DATASET CONTENT

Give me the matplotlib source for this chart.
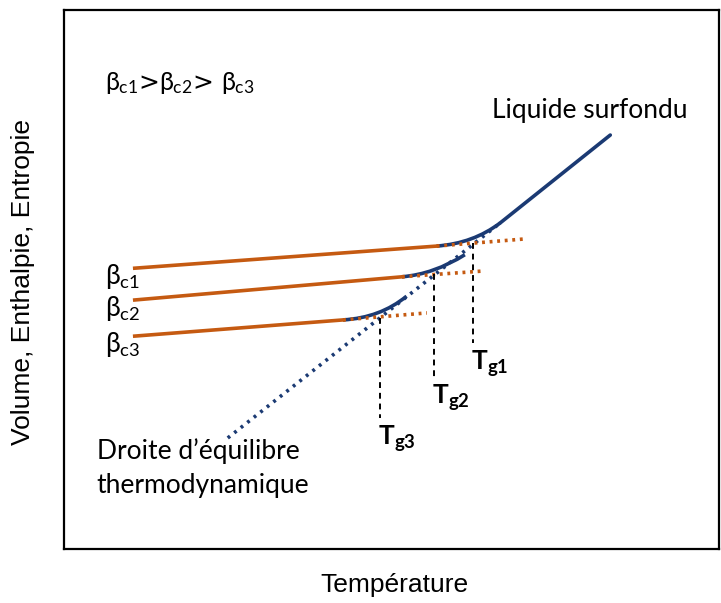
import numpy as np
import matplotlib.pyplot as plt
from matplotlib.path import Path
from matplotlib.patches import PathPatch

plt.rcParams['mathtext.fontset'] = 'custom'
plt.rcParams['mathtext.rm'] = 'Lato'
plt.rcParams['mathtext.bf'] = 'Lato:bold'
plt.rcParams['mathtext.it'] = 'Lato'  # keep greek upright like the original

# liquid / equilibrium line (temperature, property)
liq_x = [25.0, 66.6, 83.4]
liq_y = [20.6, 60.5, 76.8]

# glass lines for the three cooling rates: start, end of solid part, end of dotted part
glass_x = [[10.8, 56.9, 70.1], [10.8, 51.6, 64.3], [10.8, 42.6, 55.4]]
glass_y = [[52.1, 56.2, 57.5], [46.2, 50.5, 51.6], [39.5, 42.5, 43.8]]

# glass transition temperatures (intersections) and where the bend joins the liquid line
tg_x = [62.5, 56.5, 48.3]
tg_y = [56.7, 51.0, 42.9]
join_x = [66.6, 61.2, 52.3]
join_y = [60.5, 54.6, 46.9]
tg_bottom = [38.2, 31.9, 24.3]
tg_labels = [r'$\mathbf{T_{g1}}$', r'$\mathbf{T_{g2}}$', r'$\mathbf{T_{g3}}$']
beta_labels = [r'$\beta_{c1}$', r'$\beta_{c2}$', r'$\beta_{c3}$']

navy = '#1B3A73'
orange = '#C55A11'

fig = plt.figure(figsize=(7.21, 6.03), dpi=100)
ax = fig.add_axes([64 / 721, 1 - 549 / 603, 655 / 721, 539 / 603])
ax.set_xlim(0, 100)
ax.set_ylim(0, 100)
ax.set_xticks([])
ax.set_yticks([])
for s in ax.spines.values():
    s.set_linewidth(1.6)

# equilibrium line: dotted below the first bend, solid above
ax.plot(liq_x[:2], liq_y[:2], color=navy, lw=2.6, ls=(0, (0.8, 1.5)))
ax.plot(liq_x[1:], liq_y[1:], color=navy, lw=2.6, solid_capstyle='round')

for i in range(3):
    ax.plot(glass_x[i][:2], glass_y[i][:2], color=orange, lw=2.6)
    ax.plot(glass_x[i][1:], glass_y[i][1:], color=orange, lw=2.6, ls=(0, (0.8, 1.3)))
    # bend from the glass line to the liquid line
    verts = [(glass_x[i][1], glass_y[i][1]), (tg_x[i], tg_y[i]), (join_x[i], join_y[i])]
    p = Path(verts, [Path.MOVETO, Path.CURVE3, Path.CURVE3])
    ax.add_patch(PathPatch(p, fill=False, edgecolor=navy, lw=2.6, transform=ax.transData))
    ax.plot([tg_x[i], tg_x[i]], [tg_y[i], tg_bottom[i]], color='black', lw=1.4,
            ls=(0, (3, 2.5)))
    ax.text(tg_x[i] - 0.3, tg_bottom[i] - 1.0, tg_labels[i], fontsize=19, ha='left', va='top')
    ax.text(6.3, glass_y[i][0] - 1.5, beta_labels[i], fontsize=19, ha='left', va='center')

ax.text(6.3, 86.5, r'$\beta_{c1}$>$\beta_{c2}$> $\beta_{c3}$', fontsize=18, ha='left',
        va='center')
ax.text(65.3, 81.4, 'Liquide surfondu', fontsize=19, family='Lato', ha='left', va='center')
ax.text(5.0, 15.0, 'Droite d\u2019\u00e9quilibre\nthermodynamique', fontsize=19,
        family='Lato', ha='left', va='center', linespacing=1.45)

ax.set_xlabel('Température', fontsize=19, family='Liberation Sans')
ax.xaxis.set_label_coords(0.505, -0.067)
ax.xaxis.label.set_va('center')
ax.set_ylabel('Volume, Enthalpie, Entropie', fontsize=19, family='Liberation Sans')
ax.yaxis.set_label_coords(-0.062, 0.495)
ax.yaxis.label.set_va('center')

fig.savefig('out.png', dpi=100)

TO BE DONE
Repeat only the lines between the start of the data and the line with "plt.rcParams['mathtext.it'] = 'Lato'", including those two lines, and skip the pictures.

FINAL RESULT
Give me the matplotlib source for this chart.
import numpy as np
import matplotlib.pyplot as plt
from matplotlib.path import Path
from matplotlib.patches import PathPatch

plt.rcParams['mathtext.fontset'] = 'custom'
plt.rcParams['mathtext.rm'] = 'Lato'
plt.rcParams['mathtext.bf'] = 'Lato:bold'
plt.rcParams['mathtext.it'] = 'Lato'  # keep greek upright like the original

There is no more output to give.